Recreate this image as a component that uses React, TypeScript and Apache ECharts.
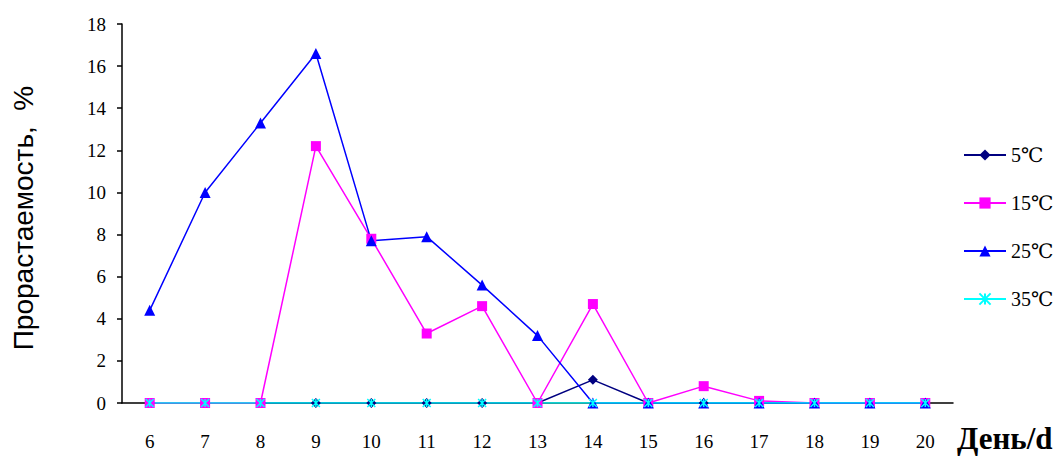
import React, { useEffect, useRef } from "react";
import * as echarts from "echarts";

const days = ["6", "7", "8", "9", "10", "11", "12", "13", "14", "15", "16", "17", "18", "19", "20"];
const t5 = [0, 0, 0, 0, 0, 0, 0, 0, 1.1, 0, 0, 0, 0, 0, 0];
const t15 = [0, 0, 0, 12.2, 7.8, 3.3, 4.6, 0, 4.7, 0, 0.8, 0.1, 0, 0, 0];
const t25 = [4.4, 10.0, 13.3, 16.6, 7.7, 7.9, 5.6, 3.2, 0, 0, 0, 0, 0, 0, 0];
const t35 = [0, 0, 0, 0, 0, 0, 0, 0, 0, 0, 0, 0, 0, 0, 0];
const seriesNames = ["5℃", "15℃", "25℃", "35℃"];

const serif = "'Liberation Serif', 'DejaVu Serif', serif";
const asterisk = "path://M0,0L10,10M10,0L0,10M5,0L5,10";

export default function App() {
  const ref = useRef<HTMLDivElement>(null);
  useEffect(() => {
    const chart = echarts.init(ref.current!, null, { renderer: "svg" });
    const mk = (name: string, data: number[], color: string, symbol: string, size: number, extra: any = {}) => ({
      name,
      type: "line",
      data,
      symbol,
      symbolSize: size,
      lineStyle: { color, width: 1.5 },
      itemStyle: { color, ...extra },
    });
    chart.setOption({
      animation: false,
      backgroundColor: "#fff",
      grid: { left: 122, top: 24, right: 106, bottom: 53 },
      legend: {
        orient: "vertical",
        left: 958,
        top: 140,
        itemWidth: 42,
        itemHeight: 14,
        itemGap: 28,
        textStyle: { fontFamily: serif, fontSize: 20, lineHeight: 16, color: "#000" },
        data: seriesNames,
      },
      xAxis: {
        type: "category",
        data: days,
        boundaryGap: true,
        axisLine: { lineStyle: { color: "#000", width: 1.5 } },
        axisTick: { inside: true, length: 6, lineStyle: { color: "#000", width: 1.5 } },
        axisLabel: { fontFamily: serif, fontSize: 19, color: "#000", margin: 29 },
      },
      yAxis: {
        type: "value",
        min: 0,
        max: 18,
        interval: 2,
        splitLine: { show: false },
        axisLine: { show: true, lineStyle: { color: "#000", width: 1.5 } },
        axisTick: { show: true, length: 5, lineStyle: { color: "#000", width: 1.5 } },
        axisLabel: { fontFamily: serif, fontSize: 19, color: "#000", margin: 16 },
      },
      graphic: [
        {
          type: "text",
          x: 23,
          y: 218,
          rotation: Math.PI / 2,
          style: {
            text: "Прорастаемость,  %",
            fontFamily: "'Liberation Sans', Arial, sans-serif",
            fontSize: 28,
            fill: "#000",
            align: "center",
            verticalAlign: "middle",
          },
        },
        {
          type: "text",
          left: 957,
          top: 423,
          style: {
            text: "День/d",
            fontFamily: serif,
            fontSize: 31,
            fontWeight: "bold",
            fill: "#000",
          },
        },
      ],
      series: [
        mk("5℃", t5, "#000080", "diamond", 10),
        mk("15℃", t15, "#FF00FF", "rect", 10),
        mk("25℃", t25, "#0000FF", "triangle", 11),
        mk("35℃", t35, "#00FFFF", asterisk, 8, { borderColor: "#00FFFF", borderWidth: 1.5 }),
      ],
    });
    return () => chart.dispose();
  }, []);
  return <div ref={ref} style={{ position: "fixed", left: 0, top: 0, width: 1059, height: 456 }} />;
}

---*---

From the first line above down to the line with "import * as", reproduce every line and no others, omitting pictures.

▶ **Task answer**:
Recreate this image as a component that uses React, TypeScript and Apache ECharts.
import React, { useEffect, useRef } from "react";
import * as echarts from "echarts";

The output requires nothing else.